» REQUIREMENT:
Exactly repeat the material, dropping every picture from the copy.

[begin SUPPLIED INFORMATION]

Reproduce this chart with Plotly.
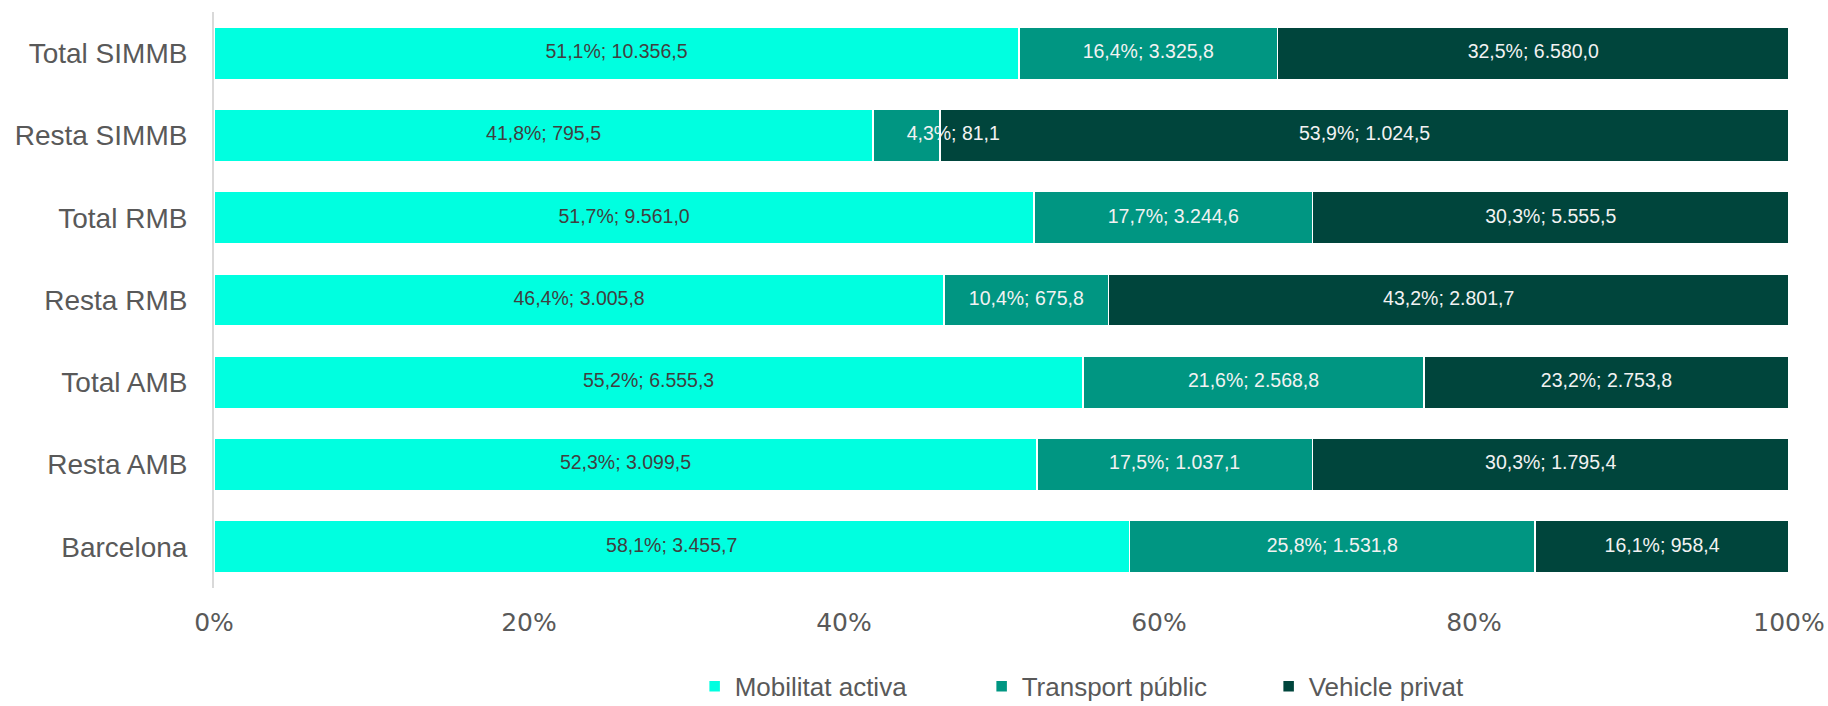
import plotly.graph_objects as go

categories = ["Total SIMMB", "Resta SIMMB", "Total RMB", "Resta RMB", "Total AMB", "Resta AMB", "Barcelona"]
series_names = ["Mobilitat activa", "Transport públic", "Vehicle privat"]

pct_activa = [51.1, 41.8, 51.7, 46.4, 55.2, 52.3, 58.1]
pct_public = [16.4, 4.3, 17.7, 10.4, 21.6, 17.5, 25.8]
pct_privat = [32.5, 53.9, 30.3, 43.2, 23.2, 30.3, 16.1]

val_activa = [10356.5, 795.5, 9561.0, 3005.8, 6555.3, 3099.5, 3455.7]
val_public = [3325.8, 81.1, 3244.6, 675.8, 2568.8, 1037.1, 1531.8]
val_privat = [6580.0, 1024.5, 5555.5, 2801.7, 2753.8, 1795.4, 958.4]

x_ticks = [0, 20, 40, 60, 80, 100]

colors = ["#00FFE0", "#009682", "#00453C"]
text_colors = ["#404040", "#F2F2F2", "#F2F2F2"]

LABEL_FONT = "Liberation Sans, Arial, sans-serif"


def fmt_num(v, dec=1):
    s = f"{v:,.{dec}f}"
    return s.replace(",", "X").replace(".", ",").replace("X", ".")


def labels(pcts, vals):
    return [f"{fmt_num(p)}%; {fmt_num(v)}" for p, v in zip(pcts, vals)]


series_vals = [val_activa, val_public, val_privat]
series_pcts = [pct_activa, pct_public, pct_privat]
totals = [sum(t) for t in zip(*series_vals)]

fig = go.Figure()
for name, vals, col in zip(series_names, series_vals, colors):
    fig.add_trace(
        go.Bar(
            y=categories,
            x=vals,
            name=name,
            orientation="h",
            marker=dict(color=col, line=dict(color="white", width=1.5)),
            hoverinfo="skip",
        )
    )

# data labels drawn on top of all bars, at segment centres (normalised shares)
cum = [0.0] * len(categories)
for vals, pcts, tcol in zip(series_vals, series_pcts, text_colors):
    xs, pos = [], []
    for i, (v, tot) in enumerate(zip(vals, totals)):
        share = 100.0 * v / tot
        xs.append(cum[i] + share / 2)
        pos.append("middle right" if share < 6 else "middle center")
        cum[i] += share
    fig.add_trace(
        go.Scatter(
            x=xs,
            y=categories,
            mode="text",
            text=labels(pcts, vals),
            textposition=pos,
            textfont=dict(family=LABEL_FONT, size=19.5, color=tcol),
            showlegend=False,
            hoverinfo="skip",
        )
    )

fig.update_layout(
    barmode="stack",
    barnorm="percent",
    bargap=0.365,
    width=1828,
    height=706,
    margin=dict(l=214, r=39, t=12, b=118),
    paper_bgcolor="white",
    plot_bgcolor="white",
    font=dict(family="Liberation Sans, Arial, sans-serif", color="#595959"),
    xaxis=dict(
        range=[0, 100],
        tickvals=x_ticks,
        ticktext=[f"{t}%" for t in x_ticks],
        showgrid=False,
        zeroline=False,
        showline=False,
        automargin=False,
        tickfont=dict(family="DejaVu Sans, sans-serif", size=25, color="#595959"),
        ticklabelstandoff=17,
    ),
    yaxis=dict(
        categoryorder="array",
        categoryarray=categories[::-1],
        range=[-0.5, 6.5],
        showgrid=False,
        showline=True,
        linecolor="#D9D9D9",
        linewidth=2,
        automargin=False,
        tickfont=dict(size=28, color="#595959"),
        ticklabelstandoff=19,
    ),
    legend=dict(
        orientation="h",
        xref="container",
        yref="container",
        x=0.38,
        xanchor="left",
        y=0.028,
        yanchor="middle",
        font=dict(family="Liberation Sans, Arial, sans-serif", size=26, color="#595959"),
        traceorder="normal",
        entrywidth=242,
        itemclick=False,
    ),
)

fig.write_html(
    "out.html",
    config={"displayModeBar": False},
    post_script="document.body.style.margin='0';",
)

[end SUPPLIED INFORMATION]

» OUTPUT BELOW:
Reproduce this chart with Plotly.
import plotly.graph_objects as go

categories = ["Total SIMMB", "Resta SIMMB", "Total RMB", "Resta RMB", "Total AMB", "Resta AMB", "Barcelona"]
series_names = ["Mobilitat activa", "Transport públic", "Vehicle privat"]

pct_activa = [51.1, 41.8, 51.7, 46.4, 55.2, 52.3, 58.1]
pct_public = [16.4, 4.3, 17.7, 10.4, 21.6, 17.5, 25.8]
pct_privat = [32.5, 53.9, 30.3, 43.2, 23.2, 30.3, 16.1]

val_activa = [10356.5, 795.5, 9561.0, 3005.8, 6555.3, 3099.5, 3455.7]
val_public = [3325.8, 81.1, 3244.6, 675.8, 2568.8, 1037.1, 1531.8]
val_privat = [6580.0, 1024.5, 5555.5, 2801.7, 2753.8, 1795.4, 958.4]

x_ticks = [0, 20, 40, 60, 80, 100]

colors = ["#00FFE0", "#009682", "#00453C"]
text_colors = ["#404040", "#F2F2F2", "#F2F2F2"]

LABEL_FONT = "Liberation Sans, Arial, sans-serif"


def fmt_num(v, dec=1):
    s = f"{v:,.{dec}f}"
    return s.replace(",", "X").replace(".", ",").replace("X", ".")


def labels(pcts, vals):
    return [f"{fmt_num(p)}%; {fmt_num(v)}" for p, v in zip(pcts, vals)]


series_vals = [val_activa, val_public, val_privat]
series_pcts = [pct_activa, pct_public, pct_privat]
totals = [sum(t) for t in zip(*series_vals)]

fig = go.Figure()
for name, vals, col in zip(series_names, series_vals, colors):
    fig.add_trace(
        go.Bar(
            y=categories,
            x=vals,
            name=name,
            orientation="h",
            marker=dict(color=col, line=dict(color="white", width=1.5)),
            hoverinfo="skip",
        )
    )

# data labels drawn on top of all bars, at segment centres (normalised shares)
cum = [0.0] * len(categories)
for vals, pcts, tcol in zip(series_vals, series_pcts, text_colors):
    xs, pos = [], []
    for i, (v, tot) in enumerate(zip(vals, totals)):
        share = 100.0 * v / tot
        xs.append(cum[i] + share / 2)
        pos.append("middle right" if share < 6 else "middle center")
        cum[i] += share
    fig.add_trace(
        go.Scatter(
            x=xs,
            y=categories,
            mode="text",
            text=labels(pcts, vals),
            textposition=pos,
            textfont=dict(family=LABEL_FONT, size=19.5, color=tcol),
            showlegend=False,
            hoverinfo="skip",
        )
    )

fig.update_layout(
    barmode="stack",
    barnorm="percent",
    bargap=0.365,
    width=1828,
    height=706,
    margin=dict(l=214, r=39, t=12, b=118),
    paper_bgcolor="white",
    plot_bgcolor="white",
    font=dict(family="Liberation Sans, Arial, sans-serif", color="#595959"),
    xaxis=dict(
        range=[0, 100],
        tickvals=x_ticks,
        ticktext=[f"{t}%" for t in x_ticks],
        showgrid=False,
        zeroline=False,
        showline=False,
        automargin=False,
        tickfont=dict(family="DejaVu Sans, sans-serif", size=25, color="#595959"),
        ticklabelstandoff=17,
    ),
    yaxis=dict(
        categoryorder="array",
        categoryarray=categories[::-1],
        range=[-0.5, 6.5],
        showgrid=False,
        showline=True,
        linecolor="#D9D9D9",
        linewidth=2,
        automargin=False,
        tickfont=dict(size=28, color="#595959"),
        ticklabelstandoff=19,
    ),
    legend=dict(
        orientation="h",
        xref="container",
        yref="container",
        x=0.38,
        xanchor="left",
        y=0.028,
        yanchor="middle",
        font=dict(family="Liberation Sans, Arial, sans-serif", size=26, color="#595959"),
        traceorder="normal",
        entrywidth=242,
        itemclick=False,
    ),
)

fig.write_html(
    "out.html",
    config={"displayModeBar": False},
    post_script="document.body.style.margin='0';",
)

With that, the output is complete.